On February 25th, UK’s disco-infused synth-pop group Holodrum, which features members of Hookworms, Yard Act, Cowtown, Virginia Wing, Drahla, and more, are set to release their debut self-titled album via Gringo Records and Dinked Editions. This may be the seven-piece’s debut album, “but the interlocking grooves and hot headiness of their repeato-rock-via-CBGBs dopamine hits have in one way or other been fermenting for years.”
We asked the band to tell us about three records that have influenced them musically and why…
Prince – The Black Album (Chris)
After having a spiritual epiphany, Prince claimed a demonic entity named Spooky Electric produced this record and convinced himself it was a work of pure evil; he pulled it. I had a bootleg as a kid and when I first got it I thought it was the most dangerous and dark thing I’d ever heard, also the funkiest and sexiest. This is funk for funk’s sake, but it’s also abstract, druggy and it plays out like the best and worst night out you’ve ever had. Prince’s playing is stupidly tight here and the horn arrangements are ridiculous, cartoonish, and uneasy. His alter-ego Camille also has her second greatest tune on this LP with ‘Rockhard in a Funky Place’ (her finest appearance being ‘If I Was Your Girlfriend’, obviously). Songwriting and production-wise it’s certainly not his best record, but sometimes (as he sings on ‘Le Grind’) you’ve just got to be shown “what your hips are made for”. Holodrum might not be as dark or rude as this record, but it knows what its prime objective is.
Phoenix – Bankrupt! (Matthew)
I could have picked any of the last 3 Phoenix records but this is my personal favourite. It might seem like a weird choice in relation to Holodrum’s music but it’s a record I often refer back to in terms of mixing and production. Lots of saturation and a huge bottom end. I love how harmoniously drum machines sit with live drums and synths sit alongside guitars, that’s something we’re always aspiring to achieve. Phoenix do a lot of sampling their own drummer and then sequencing him back like a drum machine, which is often how I start when writing Holodrum demo’s; I’ve got a folder of one-shots of Nash and Steve playing that we’ve recorded at various points over the last few years. In terms of production I think it is Philippe Zdar’s pièce de résistance in quite a substantial back catalogue. It makes me incredibly sad that we won’t hear any more records that have passed through his ears.

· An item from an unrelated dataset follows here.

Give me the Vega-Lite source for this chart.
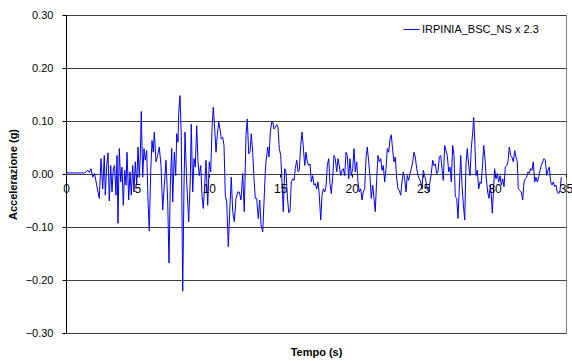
{
"$schema": "https://vega.github.io/schema/vega-lite/v6.json",
"width": 500, "height": 318,
"autosize": {"type": "none"},
"padding": {"left": 66, "top": 15, "right": 6, "bottom": 28},
"background": "white",
"config": {"view": {"stroke": "#808080", "strokeWidth": 1}, "font": "Liberation Sans"},
"data": {"values": [
{"t":0,"a":0.002},{"t":1.28,"a":0.002},{"t":1.4,"a":0.004},{"t":1.52,"a":0.007},{"t":1.63,"a":0.003},{"t":1.75,"a":0.010},{"t":1.87,"a":-0.006},{"t":2.0,"a":0.001},{"t":2.15,"a":-0.021},{"t":2.33,"a":-0.046},{"t":2.45,"a":0.029},{"t":2.57,"a":-0.028},{"t":2.68,"a":0.035},{"t":2.75,"a":-0.040},{"t":2.85,"a":0.016},{"t":2.94,"a":0.040},{"t":3.03,"a":-0.051},{"t":3.13,"a":0.016},{"t":3.22,"a":-0.034},{"t":3.31,"a":0.010},{"t":3.4,"a":0.016},{"t":3.5,"a":-0.040},{"t":3.57,"a":0.035},{"t":3.64,"a":-0.093},{"t":3.73,"a":0.048},{"t":3.83,"a":-0.015},{"t":3.92,"a":0.013},{"t":4.01,"a":-0.059},{"t":4.11,"a":0.007},{"t":4.2,"a":-0.021},{"t":4.27,"a":0.041},{"t":4.39,"a":-0.049},{"t":4.48,"a":0.004},{"t":4.57,"a":-0.040},{"t":4.67,"a":0.016},{"t":4.76,"a":-0.034},{"t":4.85,"a":0.023},{"t":4.95,"a":-0.021},{"t":5.04,"a":0.051},{"t":5.13,"a":-0.006},{"t":5.2,"a":0.035},{"t":5.27,"a":0.118},{"t":5.37,"a":-0.006},{"t":5.46,"a":0.048},{"t":5.55,"a":0.026},{"t":5.65,"a":0.044},{"t":5.74,"a":-0.049},{"t":5.83,"a":-0.107},{"t":5.93,"a":0.004},{"t":6.02,"a":0.063},{"t":6.11,"a":0.041},{"t":6.18,"a":0.079},{"t":6.3,"a":0.023},{"t":6.42,"a":0.035},{"t":6.53,"a":0.051},{"t":6.65,"a":0.016},{"t":6.77,"a":-0.068},{"t":6.88,"a":-0.021},{"t":7.0,"a":0.026},
{"t":7.12,"a":-0.053},{"t":7.21,"a":-0.168},{"t":7.3,"a":-0.021},{"t":7.4,"a":0.048},{"t":7.47,"a":-0.053},{"t":7.58,"a":0.041},{"t":7.68,"a":-0.003},{"t":7.75,"a":0.076},{"t":7.84,"a":0.060},{"t":7.89,"a":0.116},{"t":7.98,"a":0.148},{"t":8.07,"a":0.073},{"t":8.17,"a":-0.221},{"t":8.26,"a":-0.021},{"t":8.33,"a":0.079},{"t":8.45,"a":-0.015},{"t":8.59,"a":-0.090},{"t":8.7,"a":-0.009},{"t":8.77,"a":0.094},{"t":8.87,"a":-0.034},{"t":8.96,"a":0.029},{"t":9.05,"a":0.013},{"t":9.15,"a":0.091},{"t":9.24,"a":0.023},{"t":9.33,"a":-0.003},{"t":9.43,"a":0.016},{"t":9.52,"a":-0.040},{"t":9.61,"a":-0.065},{"t":9.71,"a":-0.021},{"t":9.8,"a":0.026},{"t":9.92,"a":-0.059},{"t":10.03,"a":0.023},{"t":10.13,"a":0.004},{"t":10.22,"a":0.085},{"t":10.31,"a":0.126},{"t":10.41,"a":0.085},{"t":10.5,"a":0.041},{"t":10.59,"a":0.073},{"t":10.69,"a":0.098},{"t":10.78,"a":0.085},{"t":10.87,"a":0.066},{"t":10.97,"a":0.069},{"t":11.06,"a":0.054},{"t":11.15,"a":-0.040},{"t":11.25,"a":-0.053},{"t":11.36,"a":-0.137},{"t":11.48,"a":-0.059},{"t":11.57,"a":-0.006},{"t":11.67,"a":-0.071},{"t":11.78,"a":-0.090},{"t":11.9,"a":-0.046},{"t":12.02,"a":-0.034},{"t":12.13,"a":-0.034},{"t":12.25,"a":-0.049},{"t":12.37,"a":0.001},{"t":12.48,"a":-0.071},{"t":12.6,"a":0.073},{"t":12.69,"a":0.104},{"t":12.79,"a":0.038},{"t":12.88,"a":0.041},{"t":12.97,"a":0.076},{"t":13.07,"a":0.041},{"t":13.16,"a":-0.009},{"t":13.25,"a":-0.046},{"t":13.35,"a":-0.046},{"t":13.46,"a":-0.084},{"t":13.56,"a":-0.049},{"t":13.65,"a":-0.096},{"t":13.77,"a":-0.109},{"t":13.86,"a":-0.053},{"t":13.95,"a":0.004},
{"t":14.0,"a":0.023},{"t":14.12,"a":0.051},{"t":14.21,"a":0.032},{"t":14.3,"a":0.079},{"t":14.4,"a":0.098},{"t":14.47,"a":0.099},{"t":14.56,"a":0.085},{"t":14.65,"a":0.088},{"t":14.75,"a":0.093},{"t":14.84,"a":0.088},{"t":14.93,"a":0.048},{"t":15.03,"a":0.035},{"t":15.12,"a":-0.015},{"t":15.21,"a":-0.071},{"t":15.31,"a":0.010},{"t":15.4,"a":0.004},{"t":15.49,"a":-0.040},{"t":15.59,"a":-0.073},{"t":15.68,"a":-0.071},{"t":15.77,"a":-0.015},{"t":15.87,"a":-0.009},{"t":15.96,"a":-0.012},{"t":16.05,"a":0.010},{"t":16.15,"a":0.026},{"t":16.24,"a":0.004},{"t":16.33,"a":0.007},{"t":16.43,"a":0.054},{"t":16.52,"a":0.079},{"t":16.61,"a":0.051},{"t":16.71,"a":0.016},{"t":16.8,"a":0.041},{"t":16.89,"a":0.023},{"t":16.99,"a":0.016},{"t":17.08,"a":0.019},{"t":17.17,"a":-0.015},{"t":17.27,"a":-0.003},{"t":17.36,"a":-0.021},{"t":17.45,"a":-0.018},{"t":17.55,"a":-0.028},{"t":17.64,"a":-0.015},{"t":17.73,"a":-0.040},{"t":17.83,"a":-0.087},{"t":17.92,"a":-0.040},{"t":18.01,"a":-0.028},{"t":18.11,"a":-0.034},{"t":18.2,"a":-0.024},{"t":18.29,"a":0.016},{"t":18.39,"a":0.029},{"t":18.48,"a":-0.018},{"t":18.57,"a":-0.037},{"t":18.67,"a":-0.006},{"t":18.76,"a":0.035},{"t":18.85,"a":0.029},{"t":18.95,"a":0.004},{"t":19.04,"a":0.029},{"t":19.13,"a":0.016},{"t":19.23,"a":-0.003},{"t":19.32,"a":0.007},{"t":19.41,"a":0.010},{"t":19.51,"a":-0.003},{"t":19.6,"a":0.041},{"t":19.69,"a":0.035},{"t":19.79,"a":-0.009},{"t":19.88,"a":0.029},{"t":19.97,"a":-0.003},{"t":20.07,"a":0.010},{"t":20.16,"a":0.048},{"t":20.25,"a":0.004},{"t":20.35,"a":0.023},{"t":20.44,"a":-0.015},{"t":20.53,"a":-0.034},{"t":20.63,"a":-0.028},{"t":20.72,"a":-0.049},{"t":20.81,"a":-0.034},{"t":20.91,"a":-0.028},{"t":21.0,"a":0.030},
{"t":21.09,"a":0.051},{"t":21.19,"a":0.023},{"t":21.28,"a":-0.006},{"t":21.37,"a":-0.046},{"t":21.47,"a":-0.021},{"t":21.56,"a":-0.046},{"t":21.65,"a":-0.071},{"t":21.75,"a":-0.009},{"t":21.84,"a":0.035},{"t":21.93,"a":0.023},{"t":22.03,"a":0.029},{"t":22.12,"a":0.007},{"t":22.21,"a":0.016},{"t":22.31,"a":-0.015},{"t":22.4,"a":0.010},{"t":22.49,"a":0.048},{"t":22.59,"a":0.041},{"t":22.68,"a":0.066},{"t":22.77,"a":0.074},{"t":22.87,"a":0.044},{"t":22.96,"a":0.023},{"t":23.05,"a":0.032},{"t":23.15,"a":-0.009},{"t":23.24,"a":-0.028},{"t":23.33,"a":-0.031},{"t":23.43,"a":-0.040},{"t":23.52,"a":-0.015},{"t":23.61,"a":0.004},{"t":23.71,"a":-0.009},{"t":23.8,"a":-0.034},{"t":23.89,"a":-0.003},{"t":23.99,"a":-0.012},{"t":24.08,"a":0.001},{"t":24.17,"a":0.010},{"t":24.27,"a":0.023},{"t":24.36,"a":0.041},{"t":24.45,"a":0.032},{"t":24.55,"a":0.010},{"t":24.64,"a":-0.003},{"t":24.73,"a":-0.009},{"t":24.83,"a":-0.015},{"t":24.92,"a":-0.028},{"t":25.01,"a":0.007},{"t":25.11,"a":-0.003},{"t":25.2,"a":-0.015},{"t":25.29,"a":-0.028},{"t":25.39,"a":-0.034},{"t":25.48,"a":-0.015},{"t":25.57,"a":0.001},{"t":25.67,"a":0.026},{"t":25.76,"a":0.016},{"t":25.85,"a":0.019},{"t":25.95,"a":0.001},{"t":26.04,"a":0.004},{"t":26.13,"a":0.032},{"t":26.23,"a":0.035},{"t":26.32,"a":0.010},{"t":26.41,"a":-0.012},{"t":26.51,"a":0.054},{"t":26.6,"a":0.044},{"t":26.69,"a":0.035},{"t":26.79,"a":0.004},{"t":26.88,"a":0.013},{"t":26.97,"a":-0.015},{"t":27.07,"a":0.054},{"t":27.16,"a":0.035},{"t":27.25,"a":-0.043},{"t":27.35,"a":-0.046},{"t":27.44,"a":-0.084},{"t":27.53,"a":-0.028},{"t":27.63,"a":0.035},{"t":27.72,"a":-0.021},{"t":27.81,"a":-0.056},{"t":27.91,"a":-0.087},{"t":28.0,"a":0.020},
{"t":28.09,"a":0.048},{"t":28.19,"a":0.016},{"t":28.28,"a":-0.003},{"t":28.37,"a":0.048},{"t":28.47,"a":0.079},{"t":28.54,"a":0.107},{"t":28.61,"a":0.066},{"t":28.7,"a":-0.003},{"t":28.79,"a":0.007},{"t":28.89,"a":-0.028},{"t":28.98,"a":-0.015},{"t":29.07,"a":-0.018},{"t":29.17,"a":0.023},{"t":29.24,"a":0.054},{"t":29.33,"a":0.029},{"t":29.42,"a":-0.009},{"t":29.52,"a":-0.034},{"t":29.61,"a":-0.046},{"t":29.7,"a":-0.021},{"t":29.77,"a":-0.040},{"t":29.84,"a":-0.074},{"t":29.91,"a":-0.040},{"t":30.0,"a":0.010},{"t":30.1,"a":-0.009},{"t":30.19,"a":0.001},{"t":30.29,"a":-0.015},{"t":30.38,"a":-0.003},{"t":30.47,"a":-0.021},{"t":30.57,"a":-0.009},{"t":30.66,"a":-0.024},{"t":30.75,"a":0.013},{"t":30.85,"a":0.016},{"t":30.94,"a":0.023},{"t":31.03,"a":0.051},{"t":31.13,"a":0.035},{"t":31.22,"a":0.032},{"t":31.31,"a":0.023},{"t":31.41,"a":0.044},{"t":31.5,"a":0.032},{"t":31.59,"a":0.023},{"t":31.66,"a":-0.028},{"t":31.78,"a":-0.031},{"t":31.87,"a":-0.034},{"t":31.97,"a":-0.049},{"t":32.06,"a":-0.015},{"t":32.15,"a":-0.009},{"t":32.25,"a":-0.006},{"t":32.34,"a":0.004},{"t":32.43,"a":0.001},{"t":32.53,"a":0.010},{"t":32.62,"a":0.007},{"t":32.71,"a":0.023},{"t":32.81,"a":-0.015},{"t":32.9,"a":-0.006},{"t":32.99,"a":-0.015},{"t":33.09,"a":-0.006},{"t":33.18,"a":0.007},{"t":33.27,"a":0.016},{"t":33.37,"a":0.023},{"t":33.46,"a":0.029},{"t":33.55,"a":0.026},{"t":33.65,"a":-0.003},{"t":33.74,"a":0.007},{"t":33.83,"a":0.013},{"t":33.93,"a":-0.015},{"t":34.02,"a":-0.021},{"t":34.11,"a":-0.015},{"t":34.21,"a":-0.024},{"t":34.3,"a":-0.021},{"t":34.39,"a":-0.034},{"t":34.49,"a":-0.037},{"t":34.58,"a":-0.031},{"t":34.67,"a":-0.006}
]},
"layer": [
{
"mark": {"type": "line", "opacity": 0},
"encoding": {
"x": {"field": "t", "type": "quantitative", "scale": {"domain": [0, 35], "nice": false, "zero": false},
"axis": {"orient": "bottom", "title": "Tempo (s)", "labels": false, "ticks": false, "domain": false, "grid": false, "titleFont": "Liberation Sans", "titleFontSize": 11, "titleFontWeight": "bold", "titleColor": "black", "titlePadding": 13}},
"y": {"field": "a", "type": "quantitative", "scale": {"domain": [-0.3, 0.3], "nice": false, "zero": false},
"axis": {"title": "Accelerazione (g)", "values": [-0.3, -0.2, -0.1, 0, 0.1, 0.2, 0.3], "format": ".2f", "grid": true, "gridColor": "#404040", "gridWidth": 1, "domainColor": "black", "tickColor": "black", "tickSize": 4, "labelPadding": 9, "labelFont": "Liberation Sans", "labelFontSize": 11, "labelColor": "black", "titleFont": "Liberation Sans", "titleFontSize": 11, "titleFontWeight": "bold", "titleColor": "black", "titlePadding": 7}}
}
},
{
"mark": {"type": "line", "strokeWidth": 1},
"encoding": {
"x": {"field": "t", "type": "quantitative",
"axis": {"orient": "bottom", "title": null, "offset": -159, "values": [0, 5, 10, 15, 20, 25, 30, 35], "domain": false, "grid": false, "ticks": true, "tickSize": 3, "tickColor": "black", "labelPadding": 6, "labelFont": "Liberation Sans", "labelFontSize": 12, "labelColor": "black", "labelOverlap": false, "labelBound": false, "labelFlush": false, "zindex": 1}},
"y": {"field": "a", "type": "quantitative", "axis": null},
"color": {"datum": "IRPINIA_BSC_NS x 2.3", "scale": {"domain": ["IRPINIA_BSC_NS x 2.3"], "range": ["#0000ff"]},
"legend": {"title": null, "orient": "none", "legendX": 337, "legendY": 6, "padding": 0, "symbolType": "stroke", "symbolSize": 256, "symbolStrokeWidth": 1, "symbolOffset": 0, "labelOffset": 2, "labelFont": "Liberation Sans", "labelFontSize": 11, "labelColor": "black"}}
}
}
],
"resolve": {"axis": {"x": "independent", "y": "independent"}}
}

LCD Soundsystem – Sound of Silver (Jon Nash)
James Murphy popped up with LCD Soundsystem at an uncertain yet fertile time for music and with Sound Of Silver he did for rock music what Daft Punk had done ten years earlier for dance music on ‘Homework’; he coalesced the whole, united the disparate elements and celebrated the genre whilst taking giant steps forward. It blew my mind a bit and now serves as a consistent reference when creating music of my own. Playing pre-programmed sequences had never occurred to me before. Making use of the studio as a creative tool was also an epiphany and humanizing grid-based music has now become a lifelong pursuit. It also inspired the idea of playing in a large ensemble group which is where I’m at right now with Holodrum.